DIRECTIVE
Identify the lines that contain the word "this", then copy them.

RECORDED INFORMATION
..............................

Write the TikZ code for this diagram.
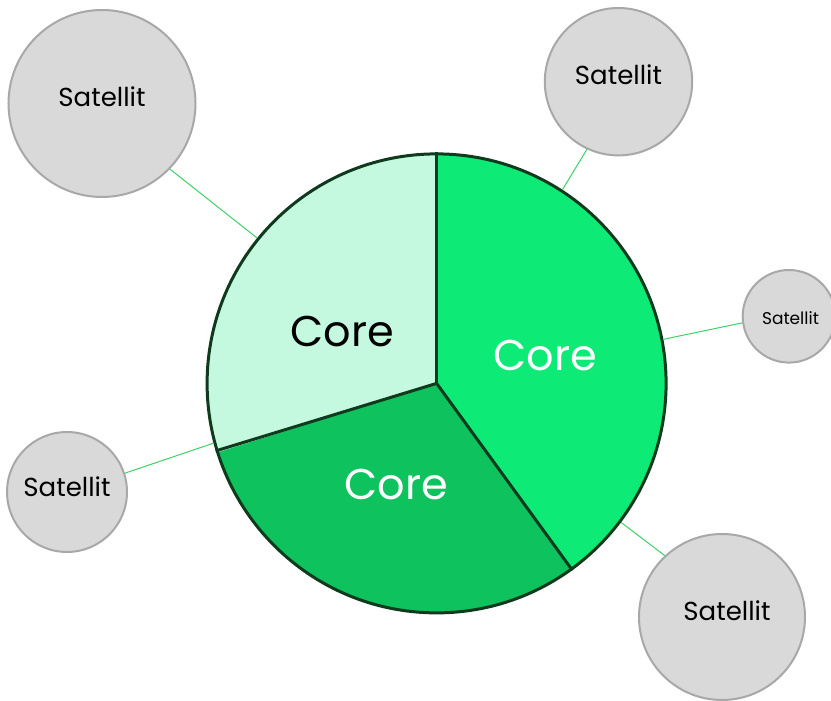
\documentclass[tikz,border=0pt]{standalone}
\usepackage{fontspec}
\setmainfont{Poppins}
\definecolor{coreLight}{HTML}{C5F9DF}
\definecolor{coreMid}{HTML}{0EC25E}
\definecolor{coreBright}{HTML}{0EEA76}
\definecolor{coreStroke}{HTML}{103A1E}
\definecolor{connGreen}{HTML}{3CD264}
\definecolor{satFill}{HTML}{D9D9D9}
\definecolor{satStroke}{HTML}{A8A8A8}
\tikzset{
  sat/.style={circle, draw=satStroke, fill=satFill, line width=2pt, inner sep=0pt},
  satlabel/.style={font=\fontsize{26}{30}\selectfont, text=black, inner sep=0pt},
  smalllabel/.style={font=\fontsize{17}{20}\selectfont, text=black, inner sep=0pt},
  conn/.style={draw=connGreen, line width=1pt},
  divider/.style={draw=coreStroke, line width=3pt},
  corering/.style={circle, draw=coreStroke, line width=3pt, inner sep=0pt, minimum size=459pt},
  coretext/.style={font=\fontsize{43}{50}\selectfont, inner sep=0pt}
}
\begin{document}
\begin{tikzpicture}[x=1pt,y=1pt]
\useasboundingbox (0,0) rectangle (831,701);
\coordinate (c) at (436.6,317.6);
\def\R{229.5}
% pie wedges
\fill[coreLight] (c) -- ++(90:\R) arc[start angle=90, end angle=197.5, radius=\R] -- cycle;
\fill[coreMid] (c) -- ++(197.5:\R) arc[start angle=197.5, end angle=306, radius=\R] -- cycle;
\fill[coreBright] (c) -- ++(306:\R) arc[start angle=306, end angle=450, radius=\R] -- cycle;
\node[corering] (core) at (c) {};
\draw[divider] (c) -- (core.90);
\draw[divider] (c) -- (core.197.5);
\draw[divider] (c) -- (core.306);
% core labels
\node[coretext, text=black] (t1) at (342.5,369.3) {Core};
\node[coretext, text=white] (t2) at (545.5,345) {Core};
\node[coretext, text=white] (t3) at (396,216) {Core};
% satellites
\node[sat, minimum size=187pt, label={[satlabel, yshift=7pt]center:Satellit}] (s1) at (102,597.5) {};
\node[sat, minimum size=147.4pt, label={[satlabel, yshift=6.5pt]center:Satellit}] (s2) at (618.5,619.3) {};
\node[sat, minimum size=92.6pt, label={[smalllabel, xshift=1.5pt, yshift=-2pt]center:Satellit}] (s3) at (789,384.7) {};
\node[sat, minimum size=120pt, label={[satlabel, yshift=5pt]center:Satellit}] (s4) at (67,209) {};
\node[sat, minimum size=166pt, label={[satlabel, xshift=5pt, yshift=6pt]center:Satellit}] (s5) at (722,84) {};
% connectors
\draw[conn] (s1.-44.8) -- (core.141.8);
\draw[conn] (s2.245.2) -- (core.57.8);
\draw[conn] (s3.188.6) -- (core.11.4);
\draw[conn] (s4.18.4) -- (core.195.7);
\draw[conn] (s5.133.6) -- (core.-37.5);
\end{tikzpicture}
\end{document}
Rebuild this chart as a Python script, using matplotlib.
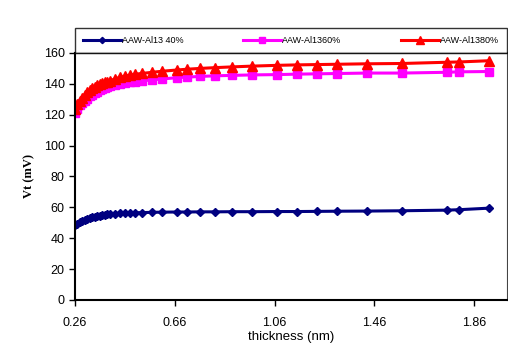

..............................

TASK RESPONSE
Write the TikZ code for this diagram.
Rebuild this chart as a Python script, using matplotlib.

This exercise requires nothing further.